Investment costs greatly depend on manufacturing cost, and could be significantly reduced with economies of scales.
According to the US DOE, PEMFC systems for FCEVs show the highest cost reduction potential at high production volumes, and are targeted to ultimately reach costs of around USD 30 per kW (Figure 11), which would be equivalent to ICE engines.
Investment costs for stationary fuel cell systems are predicted to drop much more slowly, primarily due to the focus on higher efficiencies and longer life times.
The target cost set by the US DOE for the 2020 time frame amounts to between USD 1 500 per kW and USD 2 000 per kW for medium-sized fuel cell co-generation systems.
Hydrogen gas turbines
While gas turbines adapted to burn gases with high hydrogen content (up to 45%) are commercially available, the same cannot be said for gas turbines capable of burning pure hydrogen.
While technological modifications would be moderate, there is currently little demand for such equipment.
In the future, gas turbines able to burn very high shares of hydrogen will be needed for power generation based on the use of fossil fuels and pre-combustion CCS, e.g. in integrated gasification combined cycle (IGCC) power plants with CCS.
This application is currently driving RD&D efforts in gas turbines able to burn gases with very high hydrogen content.
Gas turbines able to react rapidly to changes in gas quality, especially with respect to hydrogen content, are necessary if blending hydrogen in the natural gas grid (power-to-gas) is to become a means of integrating otherwise-curtailed renewable power into the power sector.
Compressors are a key technology for hydrogen storage. Hydrogen pressure levels range from 2 MPa to 18 MPa for underground storage, over 35 MPa to 50 MPa for gaseous truck transport and up to 70 MPa for on-board storage in FCEVs.

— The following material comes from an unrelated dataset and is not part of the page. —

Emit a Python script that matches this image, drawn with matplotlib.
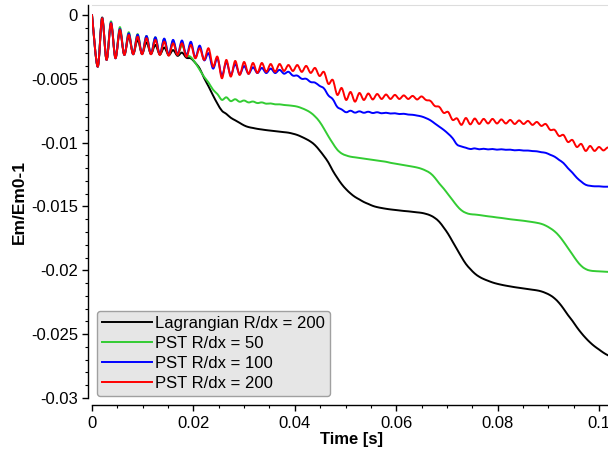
import numpy as np
import matplotlib
matplotlib.use("Agg")
import matplotlib.pyplot as plt
from matplotlib.ticker import MultipleLocator, FuncFormatter
from matplotlib.path import Path
from matplotlib.patches import PathPatch
from matplotlib.lines import Line2D

plt.rcParams['font.family'] = ['Liberation Sans', 'DejaVu Sans']
plt.rcParams['axes.unicode_minus'] = False

# Sample times [s]: start, then alternating trough/crest instants of the oscillation
first_sample = 1.12e-3
half_period = 0.875e-3
time = np.concatenate([[0.0], first_sample + half_period * np.arange(117)])

# Em/Em0-1 values, in units of 1e-3
lagrangian_200 = [0,
    -4.05, -0.20, -3.50, -0.70, -3.30, -1.30, -3.10, -1.70, -3.05, -1.95,
    -3.05, -2.15, -3.05, -2.35, -3.10, -2.55, -3.15, -2.75, -3.20, -2.95,
    -3.35, -3.40, -3.75, -4.20, -4.95, -5.60, -6.30, -6.95, -7.50, -7.75,
    -8.05, -8.25, -8.45, -8.65, -8.78, -8.85, -8.92, -8.97, -9.02, -9.06,
    -9.10, -9.14, -9.18, -9.22, -9.30, -9.40, -9.55, -9.72, -9.92, -10.20,
    -10.60, -11.05, -11.55, -12.20, -12.75, -13.25, -13.65, -13.98, -14.25, -14.45,
    -14.65, -14.80, -14.95, -15.05, -15.12, -15.18, -15.23, -15.27, -15.31, -15.35,
    -15.38, -15.42, -15.46, -15.50, -15.58, -15.70, -15.90, -16.20, -16.65, -17.15,
    -17.75, -18.35, -18.95, -19.50, -19.90, -20.25, -20.50, -20.68, -20.82, -20.95,
    -21.05, -21.13, -21.20, -21.26, -21.32, -21.37, -21.42, -21.47, -21.52, -21.57,
    -21.65, -21.78, -21.95, -22.20, -22.55, -23.00, -23.50, -23.95, -24.45, -24.90,
    -25.30, -25.65, -25.95, -26.20, -26.45, -26.65, -26.80]

pst_50 = [0,
    -4.05, -0.26, -3.52, -0.50, -3.39, -0.95, -3.13, -1.35, -3.08, -1.50,
    -3.05, -1.65, -3.05, -1.75, -3.10, -1.90, -3.15, -2.05, -3.10, -2.40,
    -3.10, -3.30, -3.75, -4.30, -4.85, -5.30, -5.85, -6.20, -6.65, -6.45,
    -6.75, -6.60, -6.80, -6.70, -6.85, -6.78, -6.90, -6.85, -6.95, -6.93,
    -7.00, -7.00, -7.05, -7.08, -7.12, -7.18, -7.30, -7.45, -7.65, -7.95,
    -8.35, -8.90, -9.50, -10.05, -10.55, -10.85, -11.00, -11.10, -11.15, -11.20,
    -11.25, -11.30, -11.35, -11.40, -11.45, -11.50, -11.58, -11.64, -11.70, -11.76,
    -11.82, -11.88, -11.95, -12.05, -12.20, -12.40, -12.75, -13.20, -13.60, -14.05,
    -14.50, -14.95, -15.30, -15.50, -15.60, -15.63, -15.67, -15.72, -15.77, -15.81,
    -15.86, -15.90, -15.95, -16.00, -16.04, -16.08, -16.12, -16.17, -16.22, -16.28,
    -16.36, -16.50, -16.70, -16.95, -17.30, -17.75, -18.25, -18.75, -19.25, -19.65,
    -19.90, -20.02, -20.06, -20.08, -20.10, -20.12, -20.13]

pst_100 = [0,
    -4.05, -0.26, -3.52, -0.60, -3.39, -1.10, -3.13, -1.45, -3.08, -1.55,
    -3.05, -1.65, -3.05, -1.75, -3.08, -1.85, -3.12, -1.95, -3.10, -2.00,
    -3.20, -2.10, -3.35, -2.40, -3.55, -3.00, -4.20, -3.40, -4.75, -3.70,
    -4.70, -3.85, -4.65, -4.00, -4.60, -4.10, -4.55, -4.15, -4.55, -4.20,
    -4.55, -4.30, -4.60, -4.45, -4.75, -4.75, -5.00, -5.00, -5.25, -5.30,
    -5.55, -5.75, -6.30, -6.60, -7.20, -7.40, -7.62, -7.50, -7.65, -7.55,
    -7.66, -7.58, -7.68, -7.62, -7.70, -7.66, -7.72, -7.70, -7.76, -7.74,
    -7.80, -7.82, -7.88, -7.95, -8.08, -8.25, -8.50, -8.75, -9.00, -9.30,
    -9.65, -10.15, -10.30, -10.40, -10.50, -10.45, -10.52, -10.48, -10.53, -10.50,
    -10.55, -10.52, -10.56, -10.55, -10.60, -10.58, -10.62, -10.62, -10.66, -10.68,
    -10.75, -10.80, -10.95, -11.10, -11.35, -11.60, -12.00, -12.35, -12.75, -13.05,
    -13.30, -13.38, -13.42, -13.42, -13.45, -13.45, -13.45]

pst_200 = [0,
    -4.05, -0.26, -3.52, -0.65, -3.39, -1.17, -3.13, -1.57, -3.08, -1.70,
    -3.08, -1.82, -3.08, -1.96, -3.13, -2.09, -3.19, -2.22, -3.13, -2.22,
    -3.27, -2.35, -3.39, -2.61, -3.52, -2.61, -4.05, -3.27, -4.96, -3.52,
    -4.83, -3.60, -4.70, -3.68, -4.62, -3.76, -4.54, -3.76, -4.46, -3.84,
    -4.46, -3.84, -4.39, -3.92, -4.39, -3.92, -4.46, -3.99, -4.54, -4.15,
    -4.78, -4.46, -5.40, -5.09, -6.26, -5.72, -6.66, -6.03, -6.79, -6.11,
    -6.66, -6.15, -6.62, -6.19, -6.58, -6.23, -6.58, -6.26, -6.58, -6.30,
    -6.58, -6.34, -6.62, -6.38, -6.66, -6.73, -7.13, -7.20, -7.67, -7.60,
    -8.22, -8.10, -8.61, -8.07, -8.57, -8.11, -8.54, -8.14, -8.50, -8.14,
    -8.50, -8.18, -8.50, -8.22, -8.54, -8.26, -8.54, -8.30, -8.61, -8.38,
    -8.69, -8.54, -9.00, -9.00, -9.48, -9.40, -9.95, -9.79, -10.34, -10.10,
    -10.65, -10.26, -10.65, -10.34, -10.61, -10.38, -10.57]

value_unit = 1e-3
series = [
    ("Lagrangian R/dx = 200", lagrangian_200, "#000000"),
    ("PST R/dx = 50", pst_50, "#33cc33"),
    ("PST R/dx = 100", pst_100, "#0000ff"),
    ("PST R/dx = 200", pst_200, "#ff0000"),
]


def smooth_path(x, y):
    """Cubic Bezier path through every sample (Catmull-Rom tangents)."""
    p = np.column_stack([x, y])
    pad = np.vstack([p[0], p, p[-1]])
    verts = [p[0]]
    codes = [Path.MOVETO]
    for i in range(len(p) - 1):
        p0, p1, p2, p3 = pad[i], pad[i + 1], pad[i + 2], pad[i + 3]
        c1 = p1 + (p2 - p0) / 6.0
        c2 = p2 - (p3 - p1) / 6.0
        verts += [c1, c2, p2]
        codes += [Path.CURVE4] * 3
    return Path(np.array(verts), codes)


W, H = 608, 453
fig = plt.figure(figsize=(W / 100, H / 100), dpi=100)
fig.patch.set_facecolor("white")

x_max = 0.1025
y_min, y_max = -0.03, 0.00078
left_px, right_px = 92, 92 + 5070 * x_max
bottom_px, top_px = 398, 5
ax = fig.add_axes([left_px / W, 1 - bottom_px / H,
                   (right_px - left_px) / W, (bottom_px - top_px) / H])

handles = []
for label, vals, color in series:
    values = np.asarray(vals) * value_unit
    ax.add_patch(PathPatch(smooth_path(time, values), fill=False,
                           edgecolor=color, lw=1.4, joinstyle='round',
                           capstyle='round'))
    handles.append(Line2D([], [], color=color, lw=1.4, label=label))

ax.set_xlim(0, x_max)
ax.set_ylim(y_min, y_max)

ax.xaxis.set_major_locator(MultipleLocator(0.02))
ax.xaxis.set_minor_locator(MultipleLocator(0.005))
ax.yaxis.set_major_locator(MultipleLocator(0.005))
ax.yaxis.set_minor_locator(MultipleLocator(0.001))
fmt = FuncFormatter(lambda v, p: "0" if abs(v) < 1e-12 else f"{v:g}")
ax.xaxis.set_major_formatter(fmt)
ax.yaxis.set_major_formatter(fmt)

ax.spines['right'].set_visible(False)
ax.spines['top'].set_color("#dddddd")
ax.spines['left'].set_position(('outward', 3))
ax.spines['bottom'].set_position(('outward', 5))
ax.spines['left'].set_bounds(y_min, y_max)
ax.spines['bottom'].set_bounds(0, x_max)
for s in ('left', 'bottom'):
    ax.spines[s].set_linewidth(1.0)

ax.tick_params(which='major', direction='out', length=4, width=1.0,
               labelsize=12, pad=3)
ax.tick_params(which='minor', direction='out', length=2.5, width=0.8)
ax.tick_params(axis='x', which='major', pad=4)

ax.set_xlabel("Time [s]", fontsize=12, fontweight='bold', labelpad=1)
ax.set_ylabel("Em/Em0-1", fontsize=12.5, fontweight='bold', labelpad=3)

leg = ax.legend(handles=handles, loc='lower left',
                bbox_to_anchor=(97 / W, 1 - 396 / H),
                bbox_transform=fig.transFigure, borderaxespad=0,
                fontsize=12, frameon=True, fancybox=True,
                handlelength=3.0, handletextpad=0.2, labelspacing=0.3,
                borderpad=0.3)
frame = leg.get_frame()
frame.set_facecolor("#e6e6e6")
frame.set_edgecolor("#a0a0a0")
frame.set_alpha(1.0)
frame.set_linewidth(1.0)

fig.savefig("out.png", dpi=100)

A recent study from the US National Renewable Energy Laboratory (NREL) concluded that very sparse data are available on compression technology at very high pressures (e.g. needed for FCEV on-board storage), with energy demand necessary for compression varying by a factor of ten among technologies.

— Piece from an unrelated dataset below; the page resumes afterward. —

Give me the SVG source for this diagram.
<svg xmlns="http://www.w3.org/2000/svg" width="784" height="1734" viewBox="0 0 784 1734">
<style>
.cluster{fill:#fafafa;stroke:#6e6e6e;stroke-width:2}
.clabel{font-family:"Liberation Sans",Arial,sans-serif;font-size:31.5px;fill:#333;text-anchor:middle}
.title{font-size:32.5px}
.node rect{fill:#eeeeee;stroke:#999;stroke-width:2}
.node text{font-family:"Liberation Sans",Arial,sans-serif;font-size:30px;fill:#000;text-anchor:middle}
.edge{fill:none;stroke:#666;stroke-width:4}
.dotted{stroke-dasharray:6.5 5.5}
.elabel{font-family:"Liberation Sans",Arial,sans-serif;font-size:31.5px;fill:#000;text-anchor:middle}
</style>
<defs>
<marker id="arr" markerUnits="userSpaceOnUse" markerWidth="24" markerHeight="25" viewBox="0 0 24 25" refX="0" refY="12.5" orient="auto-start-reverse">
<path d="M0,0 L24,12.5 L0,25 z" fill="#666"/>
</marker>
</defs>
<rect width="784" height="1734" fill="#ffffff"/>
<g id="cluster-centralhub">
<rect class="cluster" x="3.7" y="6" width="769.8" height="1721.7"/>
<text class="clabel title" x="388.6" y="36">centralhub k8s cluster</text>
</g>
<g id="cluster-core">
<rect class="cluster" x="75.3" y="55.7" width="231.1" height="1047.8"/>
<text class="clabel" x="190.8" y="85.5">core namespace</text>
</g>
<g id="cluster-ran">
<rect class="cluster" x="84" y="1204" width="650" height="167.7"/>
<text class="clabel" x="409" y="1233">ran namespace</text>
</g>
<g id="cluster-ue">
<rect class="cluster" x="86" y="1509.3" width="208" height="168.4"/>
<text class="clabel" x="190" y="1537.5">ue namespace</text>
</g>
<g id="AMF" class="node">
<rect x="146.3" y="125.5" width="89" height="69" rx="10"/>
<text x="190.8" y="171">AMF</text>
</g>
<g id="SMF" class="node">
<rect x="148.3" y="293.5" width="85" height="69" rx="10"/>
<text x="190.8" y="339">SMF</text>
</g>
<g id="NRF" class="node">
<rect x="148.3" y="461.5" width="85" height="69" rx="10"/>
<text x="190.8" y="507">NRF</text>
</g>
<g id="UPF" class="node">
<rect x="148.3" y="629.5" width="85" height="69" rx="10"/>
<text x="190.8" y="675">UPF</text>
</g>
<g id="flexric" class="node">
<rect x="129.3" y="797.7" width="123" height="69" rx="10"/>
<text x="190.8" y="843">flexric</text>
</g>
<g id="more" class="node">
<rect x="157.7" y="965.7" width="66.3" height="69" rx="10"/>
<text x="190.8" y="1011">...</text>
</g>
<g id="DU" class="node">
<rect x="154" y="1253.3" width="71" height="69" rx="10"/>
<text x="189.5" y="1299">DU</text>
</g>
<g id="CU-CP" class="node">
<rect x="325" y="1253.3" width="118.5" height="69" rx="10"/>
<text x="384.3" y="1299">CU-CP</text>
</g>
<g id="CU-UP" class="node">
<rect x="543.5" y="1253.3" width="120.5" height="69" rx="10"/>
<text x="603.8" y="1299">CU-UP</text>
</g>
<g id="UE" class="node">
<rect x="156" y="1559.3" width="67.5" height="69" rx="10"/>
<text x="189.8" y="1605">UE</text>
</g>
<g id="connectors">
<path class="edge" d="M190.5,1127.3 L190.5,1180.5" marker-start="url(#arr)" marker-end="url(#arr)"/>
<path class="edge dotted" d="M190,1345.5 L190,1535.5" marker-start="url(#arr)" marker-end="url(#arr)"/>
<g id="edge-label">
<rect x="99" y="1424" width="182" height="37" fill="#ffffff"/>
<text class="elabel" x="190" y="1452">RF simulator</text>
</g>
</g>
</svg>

This is largely due to the fact that to date such high pressure compressors are produced in small numbers, as only very little demand exists.
Hydrogen storage in tanks and solid structures
Mature options for storage of hydrogen in vessels comprise pressurised and cryogenic tanks, providing hydrogen storage capacities of between 100 kilowatt hours (kWh) (pressurised tanks) and 100 GWh (cryogenic storage).
While pressurised tanks have high costs due to their limited energy density, cryogenic tanks provide limited storage time due to the boil-off stream losses, necessary to maintain acceptable pressure levels.
An intermediary solution between pressurised and cryogenic hydrogen storage is cryo-compressed hydrogen.
In this case, liquefied hydrogen is filled to the tank, but the pressures levels until hydrogen needs to be flared are much higher (up to 35 MPa) compared to cryogenic storage (around 2 to 4 MPa).
This allows cryo-compressed hydrogen to be stored for longer time periods. Storing hydrogen in metal hydrides or carbon nano-structures are promising technology options for achieving high volumetric densities.
While metal hydrides are already in the demonstration phase, fundamental research is still needed to better understand the potential of carbon nano-structures.